Pour les familles, l’impact est tangible et les disparités territoriales frappantes. Selon la Confédération syndicale des familles, la part du coût restant à charge peut aller de 0 % à 38 %, en fonction des collectivités. 

Les écarts de tarifs sont saisissants. En Île-de-France, la carte Scol’R coûte 346,66 € pour l’année scolaire 2025-2026, tandis que l’abonnement Imagine R, plus étendu, atteint 392,30 €. En Normandie, les tarifs augmentent dès septembre : de 130 à 140 € pour les collégiens et lycéens, et de 65 à 70 € pour les élèves du primaire. À l’inverse, la région Hauts-de-France offre la gratuité à près de 200 000 élèves, de la maternelle au baccalauréat.

Ces disparités territoriales creusent les inégalités et peuvent peser sur les budgets des ménages, en particulier dans les zones rurales.

 

L’innovation technologique comme accélérateur de progrès

Les technologies offrent aujourd’hui des leviers décisifs. Le plan gouvernemental présenté le 30 avril dernier illustre cette dynamique, en proposant notamment l’installation de caméras embarquées capables d’alerter le conducteur en cas de perte d’attention.

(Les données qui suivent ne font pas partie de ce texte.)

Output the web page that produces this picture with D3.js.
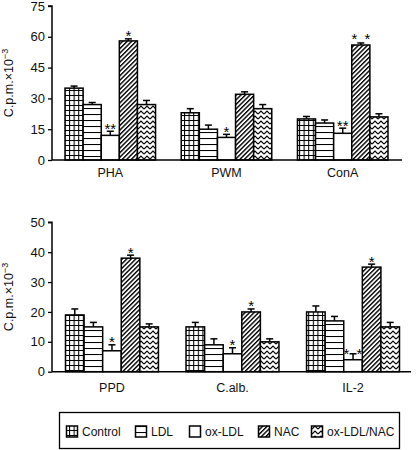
<!DOCTYPE html>
<html><head><meta charset="utf-8">
<script src="https://cdn.jsdelivr.net/npm/d3@7"></script>
<style>
html,body{margin:0;padding:0;background:#fff;}
svg{display:block;font-family:"Liberation Sans",Arial,Helvetica,sans-serif;}
</style></head>
<body>
<svg id="chart" width="416" height="450"></svg>
<script>
// ---- data ----
const series = ["Control", "LDL", "ox-LDL", "NAC", "ox-LDL/NAC"];
const topCategories = ["PHA", "PWM", "ConA"];
const bottomCategories = ["PPD", "C.alb.", "IL-2"];

const topControl = [35, 23, 20];
const topLDL = [27, 15, 18];
const topOxLDL = [12, 11, 13];
const topNAC = [58, 32, 56];
const topOxNAC = [27, 25, 21];
const topControlErr = [1, 2, 1.2];
const topLDLErr = [1, 2, 1.5];
const topOxLDLErr = [2, 1.5, 2.5];
const topNACErr = [1, 1.2, 1];
const topOxNACErr = [2, 2, 1.5];
const topOxLDLSig = ["**", "*", "**"];
const topNACSig = ["*", "", "* *"];

const bottomControl = [19, 15, 20];
const bottomLDL = [15, 9, 17];
const bottomOxLDL = [7, 6, 4];
const bottomNAC = [38, 20, 35];
const bottomOxNAC = [15, 10, 15];
const bottomControlErr = [2, 1.5, 2];
const bottomLDLErr = [1.5, 2, 1.5];
const bottomOxLDLErr = [2, 2, 2];
const bottomNACErr = [1, 1, 1];
const bottomOxNACErr = [1, 1, 1.5];
const bottomOxLDLSig = ["*", "*", "* *"];
const bottomNACSig = ["*", "*", "*"];

const topTicks = [0, 15, 30, 45, 60, 75];
const bottomTicks = [0, 10, 20, 30, 40, 50];

// ---- build ----
const svg = d3.select("#chart");
const defs = svg.append("defs");
const patternIds = ["pGrid", "pHoriz", null, "pDiag", "pZig"];

let p = defs.append("pattern").attr("id", "pGrid").attr("patternUnits", "userSpaceOnUse")
  .attr("width", 4.6).attr("height", 5);
p.append("rect").attr("width", 4.6).attr("height", 5).attr("fill", "#fff");
p.append("path").attr("d", "M0,0.5H4.6M0.5,0V5").attr("stroke", "#000").attr("stroke-width", 1.1);
p = defs.append("pattern").attr("id", "pHoriz").attr("patternUnits", "userSpaceOnUse")
  .attr("width", 6).attr("height", 6);
p.append("rect").attr("width", 6).attr("height", 6).attr("fill", "#fff");
p.append("path").attr("d", "M0,0.5H6").attr("stroke", "#000").attr("stroke-width", 1.1);
p = defs.append("pattern").attr("id", "pDiag").attr("patternUnits", "userSpaceOnUse")
  .attr("width", 3.2).attr("height", 3.2).attr("patternTransform", "rotate(45)");
p.append("rect").attr("width", 3.2).attr("height", 3.2).attr("fill", "#fff");
p.append("path").attr("d", "M0.7,0V3.2").attr("stroke", "#000").attr("stroke-width", 1.4);
p = defs.append("pattern").attr("id", "pZig").attr("patternUnits", "userSpaceOnUse")
  .attr("width", 6).attr("height", 5);
p.append("rect").attr("width", 6).attr("height", 5).attr("fill", "#fff");
p.append("path").attr("d", "M0,4L3,1L6,4").attr("fill", "none").attr("stroke", "#000").attr("stroke-width", 1.2);

function fillFor(i) { return patternIds[i] ? `url(#${patternIds[i]})` : "#fff"; }

function panel(cfg) {
  const g = svg.append("g");
  const y = d3.scaleLinear().domain([cfg.ticks[0], cfg.ticks[cfg.ticks.length - 1]]).range([cfg.y0, cfg.y1]);
  const x = d3.scaleBand().domain(cfg.categories).range(cfg.xRange)
    .paddingInner(cfg.padIn).paddingOuter(cfg.padOut);
  const xi = d3.scaleBand().domain(series).range([0, x.bandwidth()]);

  const rows = [];
  cfg.categories.forEach((c, ci) => {
    series.forEach((s, si) => {
      rows.push({c, s, si, v: cfg.values[si][ci], e: cfg.errs[si][ci],
        sig: si === 2 ? cfg.sigOx[ci] : si === 3 ? cfg.sigNAC[ci] : "", cat: ci});
    });
  });

  const eb = g.append("g").attr("stroke", "#000").attr("stroke-width", 1.5);
  rows.forEach(d => {
    const cx = x(d.c) + xi(d.s) + xi.bandwidth() / 2;
    eb.append("line").attr("x1", cx).attr("x2", cx).attr("y1", y(d.v)).attr("y2", y(d.v + d.e));
    eb.append("line").attr("x1", cx - 3.5).attr("x2", cx + 3.5).attr("y1", y(d.v + d.e)).attr("y2", y(d.v + d.e));
  });

  g.append("g").selectAll("rect").data(rows).join("rect")
    .attr("x", d => x(d.c) + xi(d.s))
    .attr("y", d => y(d.v))
    .attr("width", xi.bandwidth())
    .attr("height", d => y(0) - y(d.v))
    .attr("fill", d => fillFor(d.si))
    .attr("stroke", "#000").attr("stroke-width", 1.5);

  rows.filter(d => d.sig).forEach(d => {
    const cx = x(d.c) + xi(d.s) + xi.bandwidth() / 2;
    const cy = y(d.v + d.e);
    if (d.sig.includes(" ")) {
      const spread = 6.5;
      const base = d.si === 2 ? cy + 5 : cy + 1;
      [-spread, spread].forEach(dx => g.append("text").attr("x", cx + dx).attr("y", base)
        .attr("text-anchor", "middle").attr("font-size", 15).text("*"));
    } else {
      g.append("text").attr("x", cx).attr("y", cy + 2.5)
        .attr("text-anchor", "middle").attr("font-size", 15).text(d.sig);
    }
  });

  const ya = g.append("g").attr("transform", `translate(${cfg.xRange[0]},0)`)
    .call(d3.axisLeft(y).tickValues(cfg.ticks).tickSize(4).tickPadding(3));
  ya.select(".domain").attr("stroke-width", 1.5).attr("d", `M-4,${cfg.y1}H0V${cfg.y0}`);
  ya.selectAll(".tick line").attr("stroke-width", 1.3);
  ya.selectAll("text").attr("font-size", 13).attr("font-family", "Liberation Sans, Arial, sans-serif").attr("fill", "#111");

  g.append("line").attr("x1", cfg.xRange[0]).attr("x2", cfg.axisEnd).attr("y1", cfg.y0).attr("y2", cfg.y0)
    .attr("stroke", "#000").attr("stroke-width", 1.5);

  g.selectAll("text.cat").data(cfg.categories).join("text").attr("class", "cat")
    .attr("x", d => x(d) + x.bandwidth() / 2).attr("y", cfg.labelY)
    .attr("text-anchor", "middle").attr("font-size", 12.5).attr("fill", "#111").text(d => d);

  const yl = g.append("text").attr("transform", `translate(13,${(cfg.y0 + cfg.y1) / 2}) rotate(-90)`)
    .attr("text-anchor", "middle").attr("font-size", 12.5).attr("fill", "#111");
  yl.append("tspan").text("C.p.m.\u00d710");
  yl.append("tspan").attr("dy", -5).attr("font-size", 9).text("\u22123");
}

panel({
  categories: topCategories,
  values: [topControl, topLDL, topOxLDL, topNAC, topOxNAC],
  errs: [topControlErr, topLDLErr, topOxLDLErr, topNACErr, topOxNACErr],
  sigOx: topOxLDLSig, sigNAC: topNACSig,
  ticks: topTicks, y0: 160, y1: 6,
  xRange: [52, 401], padIn: 0.221, padOut: 0.112, axisEnd: 402, labelY: 177
});
panel({
  categories: bottomCategories,
  values: [bottomControl, bottomLDL, bottomOxLDL, bottomNAC, bottomOxNAC],
  errs: [bottomControlErr, bottomLDLErr, bottomOxLDLErr, bottomNACErr, bottomOxNACErr],
  sigOx: bottomOxLDLSig, sigNAC: bottomNACSig,
  ticks: bottomTicks, y0: 371.7, y1: 222.3,
  xRange: [52, 413], padIn: 0.229, padOut: 0.112, axisEnd: 411, labelY: 392
});

const lg = svg.append("g");
lg.append("rect").attr("x", 59.5).attr("y", 412.5).attr("width", 340).attr("height", 36)
  .attr("fill", "#fff").attr("stroke", "#000").attr("stroke-width", 1.3);
const legendX = [66, 135, 189, 258, 311];
series.forEach((s, i) => {
  lg.append("rect").attr("x", legendX[i] + 0.5).attr("y", 426).attr("width", 11).attr("height", 11)
    .attr("fill", fillFor(i)).attr("stroke", "#000").attr("stroke-width", 1.5);
  lg.append("text").attr("x", legendX[i] + 16).attr("y", 436).attr("font-size", 12).attr("fill", "#111").text(s);
});
</script>
</body></html>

Parallèlement, les applications de suivi en temps réel permettent aux parents de suivre le trajet de leur enfant en toute sérénité, tandis que l’analyse des données aide les autorités à optimiser les itinéraires et à adapter les flottes aux besoins réels.

 

À l’international, les exemples abondent : au Canada, le système CrossSafe 360, qui améliore la visibilité périmétrique des bus scolaires, sera généralisé d’ici 2027. Aux États-Unis, les stop-arm cameras ont permis de réduire de près de 40 % les infractions liées aux automobilistes ne respectant pas l’arrêt obligatoire des bus scolaires. Ces expériences démontrent qu’innovation et réglementation peuvent transformer concrètement la sécurité et la confiance et diminuer les coûts.

Pour une ambition renouvelée

Alors que la France concentre ses efforts sur la mobilité urbaine et la transition écologique, le transport scolaire ne peut plus demeurer en marge des priorités nationales. Bien au contraire, il doit garantir un accès équitable à l’éducation à chaque élève, quel que soit son lieu de résidence. C’est aussi la promesse d’un parcours quotidien placé sous le signe de la sécurité, qui doit rester la première des exigences lorsqu’il s’agit de transporter des enfants. Moderniser ce service, c’est également réduire significativement les trajets individuels effectués en voiture par les familles et contribuer à la transition énergétique. Enfin, le transport scolaire joue un rôle déterminant dans le renforcement de la cohésion territoriale en reliant des zones rurales parfois isolées aux centres urbains.

 

Le transport scolaire est trop précieux pour rester un angle mort des politiques de mobilité et mérite une reconnaissance proportionnelle à son rôle social. Il est urgent de le moderniser, grâce à des innovations technologiques, une meilleure gestion des coûts et des politiques ambitieuses. Moderniser ce secteur, c’est préparer l’avenir : flottes plus propres, infrastructures sécurisées, coûts mieux maîtrisés et services plus inclusifs.